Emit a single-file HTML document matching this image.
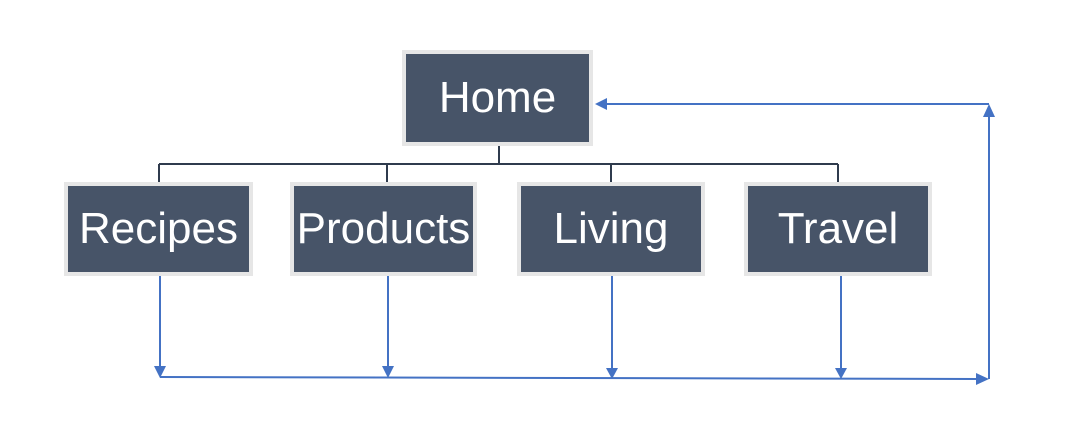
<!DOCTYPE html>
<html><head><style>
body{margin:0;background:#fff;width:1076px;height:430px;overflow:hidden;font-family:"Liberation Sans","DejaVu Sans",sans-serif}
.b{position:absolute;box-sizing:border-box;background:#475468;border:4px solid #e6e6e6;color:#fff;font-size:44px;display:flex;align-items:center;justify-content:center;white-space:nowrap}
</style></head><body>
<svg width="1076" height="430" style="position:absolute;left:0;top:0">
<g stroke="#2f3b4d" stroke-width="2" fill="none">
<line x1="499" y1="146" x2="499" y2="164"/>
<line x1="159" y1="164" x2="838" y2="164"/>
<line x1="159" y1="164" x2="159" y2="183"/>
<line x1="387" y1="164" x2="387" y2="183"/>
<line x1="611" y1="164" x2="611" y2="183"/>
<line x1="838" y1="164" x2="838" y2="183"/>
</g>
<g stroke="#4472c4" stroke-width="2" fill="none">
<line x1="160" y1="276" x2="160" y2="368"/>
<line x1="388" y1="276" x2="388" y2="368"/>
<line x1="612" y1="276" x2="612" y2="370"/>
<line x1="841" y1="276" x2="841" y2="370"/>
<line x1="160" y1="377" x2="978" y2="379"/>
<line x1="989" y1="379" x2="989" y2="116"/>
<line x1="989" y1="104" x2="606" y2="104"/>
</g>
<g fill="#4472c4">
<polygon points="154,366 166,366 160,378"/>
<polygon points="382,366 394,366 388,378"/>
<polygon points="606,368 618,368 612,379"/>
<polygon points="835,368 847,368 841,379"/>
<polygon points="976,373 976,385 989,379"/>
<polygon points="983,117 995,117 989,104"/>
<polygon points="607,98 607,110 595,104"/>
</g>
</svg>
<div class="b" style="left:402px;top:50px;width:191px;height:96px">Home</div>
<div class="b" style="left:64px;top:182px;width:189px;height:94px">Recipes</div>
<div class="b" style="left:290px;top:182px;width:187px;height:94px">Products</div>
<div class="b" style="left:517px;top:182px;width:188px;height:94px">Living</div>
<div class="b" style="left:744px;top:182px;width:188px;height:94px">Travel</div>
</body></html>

########################################

▶ What to work on:
Transcribe the material exactly, leaving every picture out.

▶ Answer to the exercise:
Emit a single-file HTML document matching this image.
<!DOCTYPE html>
<html><head><style>
body{margin:0;background:#fff;width:1076px;height:430px;overflow:hidden;font-family:"Liberation Sans","DejaVu Sans",sans-serif}
.b{position:absolute;box-sizing:border-box;background:#475468;border:4px solid #e6e6e6;color:#fff;font-size:44px;display:flex;align-items:center;justify-content:center;white-space:nowrap}
</style></head><body>
<svg width="1076" height="430" style="position:absolute;left:0;top:0">
<g stroke="#2f3b4d" stroke-width="2" fill="none">
<line x1="499" y1="146" x2="499" y2="164"/>
<line x1="159" y1="164" x2="838" y2="164"/>
<line x1="159" y1="164" x2="159" y2="183"/>
<line x1="387" y1="164" x2="387" y2="183"/>
<line x1="611" y1="164" x2="611" y2="183"/>
<line x1="838" y1="164" x2="838" y2="183"/>
</g>
<g stroke="#4472c4" stroke-width="2" fill="none">
<line x1="160" y1="276" x2="160" y2="368"/>
<line x1="388" y1="276" x2="388" y2="368"/>
<line x1="612" y1="276" x2="612" y2="370"/>
<line x1="841" y1="276" x2="841" y2="370"/>
<line x1="160" y1="377" x2="978" y2="379"/>
<line x1="989" y1="379" x2="989" y2="116"/>
<line x1="989" y1="104" x2="606" y2="104"/>
</g>
<g fill="#4472c4">
<polygon points="154,366 166,366 160,378"/>
<polygon points="382,366 394,366 388,378"/>
<polygon points="606,368 618,368 612,379"/>
<polygon points="835,368 847,368 841,379"/>
<polygon points="976,373 976,385 989,379"/>
<polygon points="983,117 995,117 989,104"/>
<polygon points="607,98 607,110 595,104"/>
</g>
</svg>
<div class="b" style="left:402px;top:50px;width:191px;height:96px">Home</div>
<div class="b" style="left:64px;top:182px;width:189px;height:94px">Recipes</div>
<div class="b" style="left:290px;top:182px;width:187px;height:94px">Products</div>
<div class="b" style="left:517px;top:182px;width:188px;height:94px">Living</div>
<div class="b" style="left:744px;top:182px;width:188px;height:94px">Travel</div>
</body></html>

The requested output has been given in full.